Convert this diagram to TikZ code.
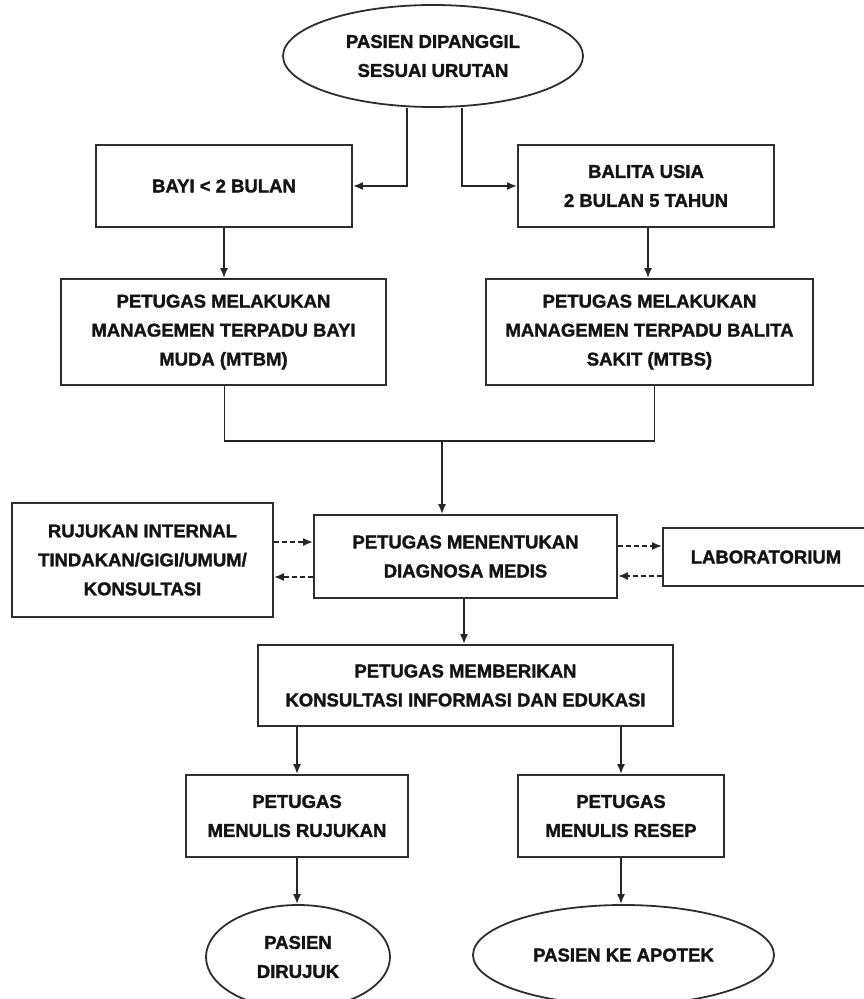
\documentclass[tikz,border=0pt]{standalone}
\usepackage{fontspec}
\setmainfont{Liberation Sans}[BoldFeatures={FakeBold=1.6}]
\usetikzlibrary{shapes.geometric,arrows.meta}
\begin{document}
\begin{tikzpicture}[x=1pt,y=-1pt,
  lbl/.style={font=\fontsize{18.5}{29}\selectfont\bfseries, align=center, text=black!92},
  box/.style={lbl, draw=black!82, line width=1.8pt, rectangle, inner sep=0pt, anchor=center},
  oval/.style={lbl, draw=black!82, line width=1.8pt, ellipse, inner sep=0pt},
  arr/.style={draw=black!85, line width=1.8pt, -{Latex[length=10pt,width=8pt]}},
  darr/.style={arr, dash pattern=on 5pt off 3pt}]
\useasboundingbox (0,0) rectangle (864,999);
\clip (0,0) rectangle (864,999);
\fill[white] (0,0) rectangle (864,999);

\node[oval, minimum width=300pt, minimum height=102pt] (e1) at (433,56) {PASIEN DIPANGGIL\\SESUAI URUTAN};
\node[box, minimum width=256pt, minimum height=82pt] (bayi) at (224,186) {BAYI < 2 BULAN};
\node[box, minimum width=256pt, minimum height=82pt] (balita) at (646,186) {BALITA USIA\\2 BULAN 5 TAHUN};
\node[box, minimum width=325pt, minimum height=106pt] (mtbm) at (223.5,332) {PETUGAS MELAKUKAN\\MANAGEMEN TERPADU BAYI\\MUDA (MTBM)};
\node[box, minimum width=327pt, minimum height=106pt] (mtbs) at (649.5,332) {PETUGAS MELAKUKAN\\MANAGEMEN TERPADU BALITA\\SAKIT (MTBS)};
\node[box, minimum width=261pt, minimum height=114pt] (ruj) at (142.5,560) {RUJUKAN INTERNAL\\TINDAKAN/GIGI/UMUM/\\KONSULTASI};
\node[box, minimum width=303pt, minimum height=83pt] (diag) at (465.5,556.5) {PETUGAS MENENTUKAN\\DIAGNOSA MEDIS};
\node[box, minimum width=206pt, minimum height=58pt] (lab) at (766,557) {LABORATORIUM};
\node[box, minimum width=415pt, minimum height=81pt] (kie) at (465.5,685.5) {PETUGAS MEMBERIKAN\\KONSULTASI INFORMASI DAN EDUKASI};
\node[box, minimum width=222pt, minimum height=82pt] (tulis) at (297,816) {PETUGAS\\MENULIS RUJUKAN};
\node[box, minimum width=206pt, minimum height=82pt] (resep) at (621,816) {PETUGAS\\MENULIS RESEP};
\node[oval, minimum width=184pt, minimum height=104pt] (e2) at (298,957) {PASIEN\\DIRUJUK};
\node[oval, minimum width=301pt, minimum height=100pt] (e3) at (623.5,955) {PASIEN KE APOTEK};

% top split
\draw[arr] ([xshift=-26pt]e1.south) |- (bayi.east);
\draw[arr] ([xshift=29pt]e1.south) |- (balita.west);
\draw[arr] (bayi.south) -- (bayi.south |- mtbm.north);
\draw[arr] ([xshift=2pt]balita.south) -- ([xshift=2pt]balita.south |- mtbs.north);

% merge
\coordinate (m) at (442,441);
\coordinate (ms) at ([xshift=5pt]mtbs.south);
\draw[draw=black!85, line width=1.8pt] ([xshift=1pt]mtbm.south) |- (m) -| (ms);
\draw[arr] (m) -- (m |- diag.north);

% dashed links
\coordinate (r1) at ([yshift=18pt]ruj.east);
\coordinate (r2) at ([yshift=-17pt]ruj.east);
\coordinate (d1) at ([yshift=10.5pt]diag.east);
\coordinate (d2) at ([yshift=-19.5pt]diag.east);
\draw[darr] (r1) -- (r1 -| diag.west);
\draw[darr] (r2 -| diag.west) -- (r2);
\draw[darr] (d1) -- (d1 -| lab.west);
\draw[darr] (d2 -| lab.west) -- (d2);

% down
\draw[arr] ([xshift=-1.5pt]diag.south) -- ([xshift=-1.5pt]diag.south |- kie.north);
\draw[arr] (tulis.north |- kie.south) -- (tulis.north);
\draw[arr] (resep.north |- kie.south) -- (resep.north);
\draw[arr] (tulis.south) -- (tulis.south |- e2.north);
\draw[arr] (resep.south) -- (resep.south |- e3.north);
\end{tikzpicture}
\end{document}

■ ■ ■ ■ ■

WHAT THE TASK ASKS: Write out the listing word for word, omitting the pictures it holds.

SOLUTION TO THIS EXERCISE:
Convert this diagram to TikZ code.
\documentclass[tikz,border=0pt]{standalone}
\usepackage{fontspec}
\setmainfont{Liberation Sans}[BoldFeatures={FakeBold=1.6}]
\usetikzlibrary{shapes.geometric,arrows.meta}
\begin{document}
\begin{tikzpicture}[x=1pt,y=-1pt,
  lbl/.style={font=\fontsize{18.5}{29}\selectfont\bfseries, align=center, text=black!92},
  box/.style={lbl, draw=black!82, line width=1.8pt, rectangle, inner sep=0pt, anchor=center},
  oval/.style={lbl, draw=black!82, line width=1.8pt, ellipse, inner sep=0pt},
  arr/.style={draw=black!85, line width=1.8pt, -{Latex[length=10pt,width=8pt]}},
  darr/.style={arr, dash pattern=on 5pt off 3pt}]
\useasboundingbox (0,0) rectangle (864,999);
\clip (0,0) rectangle (864,999);
\fill[white] (0,0) rectangle (864,999);

\node[oval, minimum width=300pt, minimum height=102pt] (e1) at (433,56) {PASIEN DIPANGGIL\\SESUAI URUTAN};
\node[box, minimum width=256pt, minimum height=82pt] (bayi) at (224,186) {BAYI < 2 BULAN};
\node[box, minimum width=256pt, minimum height=82pt] (balita) at (646,186) {BALITA USIA\\2 BULAN 5 TAHUN};
\node[box, minimum width=325pt, minimum height=106pt] (mtbm) at (223.5,332) {PETUGAS MELAKUKAN\\MANAGEMEN TERPADU BAYI\\MUDA (MTBM)};
\node[box, minimum width=327pt, minimum height=106pt] (mtbs) at (649.5,332) {PETUGAS MELAKUKAN\\MANAGEMEN TERPADU BALITA\\SAKIT (MTBS)};
\node[box, minimum width=261pt, minimum height=114pt] (ruj) at (142.5,560) {RUJUKAN INTERNAL\\TINDAKAN/GIGI/UMUM/\\KONSULTASI};
\node[box, minimum width=303pt, minimum height=83pt] (diag) at (465.5,556.5) {PETUGAS MENENTUKAN\\DIAGNOSA MEDIS};
\node[box, minimum width=206pt, minimum height=58pt] (lab) at (766,557) {LABORATORIUM};
\node[box, minimum width=415pt, minimum height=81pt] (kie) at (465.5,685.5) {PETUGAS MEMBERIKAN\\KONSULTASI INFORMASI DAN EDUKASI};
\node[box, minimum width=222pt, minimum height=82pt] (tulis) at (297,816) {PETUGAS\\MENULIS RUJUKAN};
\node[box, minimum width=206pt, minimum height=82pt] (resep) at (621,816) {PETUGAS\\MENULIS RESEP};
\node[oval, minimum width=184pt, minimum height=104pt] (e2) at (298,957) {PASIEN\\DIRUJUK};
\node[oval, minimum width=301pt, minimum height=100pt] (e3) at (623.5,955) {PASIEN KE APOTEK};

% top split
\draw[arr] ([xshift=-26pt]e1.south) |- (bayi.east);
\draw[arr] ([xshift=29pt]e1.south) |- (balita.west);
\draw[arr] (bayi.south) -- (bayi.south |- mtbm.north);
\draw[arr] ([xshift=2pt]balita.south) -- ([xshift=2pt]balita.south |- mtbs.north);

% merge
\coordinate (m) at (442,441);
\coordinate (ms) at ([xshift=5pt]mtbs.south);
\draw[draw=black!85, line width=1.8pt] ([xshift=1pt]mtbm.south) |- (m) -| (ms);
\draw[arr] (m) -- (m |- diag.north);

% dashed links
\coordinate (r1) at ([yshift=18pt]ruj.east);
\coordinate (r2) at ([yshift=-17pt]ruj.east);
\coordinate (d1) at ([yshift=10.5pt]diag.east);
\coordinate (d2) at ([yshift=-19.5pt]diag.east);
\draw[darr] (r1) -- (r1 -| diag.west);
\draw[darr] (r2 -| diag.west) -- (r2);
\draw[darr] (d1) -- (d1 -| lab.west);
\draw[darr] (d2 -| lab.west) -- (d2);

% down
\draw[arr] ([xshift=-1.5pt]diag.south) -- ([xshift=-1.5pt]diag.south |- kie.north);
\draw[arr] (tulis.north |- kie.south) -- (tulis.north);
\draw[arr] (resep.north |- kie.south) -- (resep.north);
\draw[arr] (tulis.south) -- (tulis.south |- e2.north);
\draw[arr] (resep.south) -- (resep.south |- e3.north);
\end{tikzpicture}
\end{document}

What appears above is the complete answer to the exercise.